4 min read

Why do I care about Derrida?

This book is difficult and I have many other things I could do with my time. So why am I bothering?

Well, one answer is 'I got nerdsniped and now I'm stuck here'. I think it goes a bit deeper though. It looks like I've been jumping around incomprehensibly between topics recently (visual programming, romanticism, Derrida...), but there is a weak thread running between them. I don't understand it too well yet, but it's something like this:

  • Derrida has this interesting way of using the words 'writing' and 'speech', which I first learned about from Christopher Norris's talk Derrida and Oralcy: Grammatology Revisited. 'Writing' refers to the structured, repeatable element of language, and 'speech' to the meaningful, expressive element.
  • Romanticism is obsessed with the 'speech' side of this dichotomy and ignores the 'writing' side. E.g. art should be a pure expression of the nature of the artist, rather than conforming to objective rules of 'good art'. Contextual detail is more important than grand theories. Order and discipline are out, uncontrolled outbursts of emotion are in. Etc etc etc.
  • Derrida spends a bunch of time in Of Grammatology talking about Rousseau. Rousseau is more Enlightenment-era himself, but had a very Romantic-flavoured aesthetic and ended up being a big influence on the movement. Rousseau has this story about how music should be a pure outpouring of emotion and Derrida just completely takes his argument apart in a very satisfying way (the Norris talk explains this well).
  • I think this stuff is compelling to me because I have a lot of sympathy for the romantic side of this argument, so when Derrida pulls it apart I can see how I've got myself into similar confusions to Rousseau in the past.  (It probably helps that Derrida isn't just trashing the romantic side, he has a lot of sympathy for it himself. The Newton Garver intro to Speech and Phenomena makes the point that Derrida was reading Rousseau specifically because he takes the contextual side of language seriously, rather than reducing it to a logical grammatical structure.)
  • Where this comes up for me is in understanding mathematics, rather than understanding language. Like many people I've got very frustrated with the awfulness of a lot of mathematics education and a lot of technical explanations in research (insert obligatory link to Research Debt here). A major part of this awfulness is an overemphasis on rote teaching the structural side - how to carry out the steps of a particular calculation - independent of any understanding of what it means or why you'd care.
  • This is really annoying! Buuut... this annoyance can tip into a sort of pure romanticism where only the 'meaningful' component of mathematical thinking is taken seriously.
  • Does this matter? Maybe this 'romantic' view is a useful enough corrective to the shut-up-and-calculate one that I should just put up with it. I think it is worth exploring where it goes wrong, though.
  • Now finally I'll get to the visual programming link. Visual programming is interesting because it attracts people with a very strong 'romantic' orientation, who are frustrated with all this opaque useless symbol pushing. Bret Victor as obvious example. (Also got a sampling of a few of these people in the HN thread.) I think there are cases where this enthusiasm for 'keeping in the meaning' ends up running into tension with visual programming still needing to have some kind of structural elements, repeatable symbols and fixed meanings and so on. I was originally meaning to think about this when I did the HN folk wisdom post, but I got really bogged down in working through all the HN comments, and then it was so confusingly popular, and I completely lost track of what I was meaning to do with it.

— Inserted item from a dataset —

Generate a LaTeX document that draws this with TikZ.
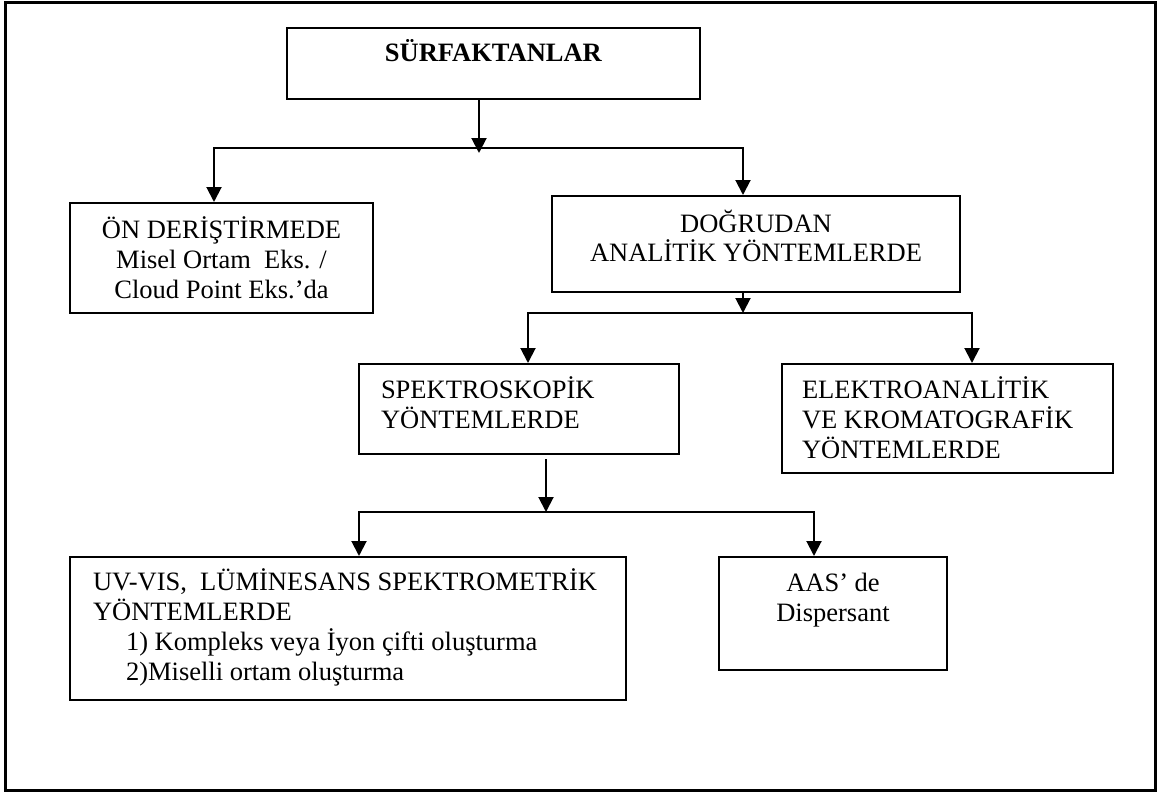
\documentclass[tikz,border=0pt]{standalone}
\usepackage{fontspec}
\setmainfont{Liberation Serif}
\usetikzlibrary{arrows.meta}
% box body: width, height, top skip, alignment, text
\newcommand{\boxtext}[5]{%
	\begin{minipage}[t][#2pt][t]{#1pt}#4\relax\vspace*{#3pt}\rule{0pt}{24pt}#5\end{minipage}}

\begin{document}
\begin{tikzpicture}[
	x=1pt,y=-1pt,
	blocknode/.style={
		rectangle,draw=black,line width=2pt,inner sep=0pt,
		font=\fontsize{26.5pt}{30pt}\selectfont},
	link/.style={->,line width=2pt},
	fork/.style={<->,line width=2pt},
	>={Triangle[length=15pt,width=15pt]}
	]
	\useasboundingbox (0,0) rectangle (1160,792);
	\draw[line width=3pt] (5,3) rectangle (1155,790);
	% TOP
	\node [blocknode] (sur) at (493.5,63.5) {\boxtext{413}{71}{10}{\centering}{\textbf{SÜRFAKTANLAR}}};
	\node [blocknode] (ondr) at (221.5,258) {\boxtext{303}{110}{11.5}{\centering}{ÖN DERİŞTİRMEDE\\Misel Ortam\ \ Eks. /\\Cloud Point Eks.’da}};
	\node [blocknode] (dogr) at (756,244) {\boxtext{408}{96}{12}{\centering}{DOĞRUDAN\\ANALİTİK YÖNTEMLERDE}};
	\coordinate (jA) at (479,148);
	\draw [link] ([xshift=-14.5pt]sur.south) -- ([yshift=-5pt]jA);
	\draw [fork] ([xshift=-7.5pt]ondr.north) |- (jA) -| ([xshift=-13pt]dogr.north);
	% DOGRUDAN
	\node [blocknode] (spek) at (519,409) {\boxtext{320}{90}{10}{\raggedright\leftskip=22pt}{SPEKTROSKOPİK\\YÖNTEMLERDE}};
	\node [blocknode] (elek) at (947.5,418.5) {\boxtext{331}{109}{10.5}{\raggedright\leftskip=20pt}{ELEKTROANALİTİK\\VE KROMATOGRAFİK\\YÖNTEMLERDE}};
	\coordinate (jB) at (743,313);
	\draw [link] ([xshift=-13pt]dogr.south) -- (jB);
	\draw [fork] ([xshift=9pt]spek.north) |- (jB) -| ([xshift=24.5pt]elek.north);
	% SPEKTROSKOPIK
	\node [blocknode] (uvvis) at (348,628.5) {\boxtext{556}{143}{9}{\raggedright\leftskip=23pt}{UV-VIS,\ \ LÜMİNESANS SPEKTROMETRİK\\YÖNTEMLERDE\\\hspace*{33pt}1) Kompleks veya İyon çifti oluşturma\\\hspace*{33pt}2)Miselli ortam oluşturma}};
	\node [blocknode] (aas) at (833,613.5) {\boxtext{228}{113}{10.5}{\centering}{AAS’ de\\Dispersant}};
	\coordinate (jC) at (546,512);
	\draw [link] ([xshift=27pt,yshift=-4pt]spek.south) -- (jC);
	\draw [fork] ([xshift=11pt]uvvis.north) |- (jC) -| ([xshift=-19pt]aas.north);
\end{tikzpicture}
\end{document}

Wow, this exercise was actually well worth doing. That's not really 'why do I care about Derrida?' so much 'why do I care about everything that I'm On About at the moment?' I think this is a genuinely interesting train of thought, but I need to get clearer on things. In particular, I don't have any very compelling argument right now for why the 'romantic view' has costs, just a few scattered ideas for places to dig for one. Maybe it just doesn't matter that much. I'm still interested in getting clearer on this stuff regardless, but it would be nice if this actually led somewhere useful.

A few more stray thoughts:

  • Timothy Gowers is interesting as he has a really nuanced, later-Wittgenstein-inspired view that sort of threads between the extremes - cares about intuitive motivation but takes structure seriously. Here's an example. It could be worthwhile for me to summarise his view so that I understand it more clearly.
  • Bret Victor has this old post in his 'Kill Math' series that's particularly uncompromising in its romantic orientation, and advocates for pretty much getting rid of symbolic manipulation altogether (he does soften it with a bunch of qualifiers at the end). There's a good response to it by Evan Miller called, inevitably, Don't Kill Math. I started making some notes on this pair, would be good to go back to it.
  • Something about 'explorable explanations'. It can be hard to 'keep the meaning in'... the topic is important to the person making the explanation, but not enough context gets translated to the person interacting with it so it becomes a bit of a lifeless unmotivated exercise in fiddling with parameters and watching things change on the screen. A bit like when you see some 'interactive exhibit' at the museum as a kid and just mindlessly smash all the buttons. Not sure exactly where this fits in but it's related.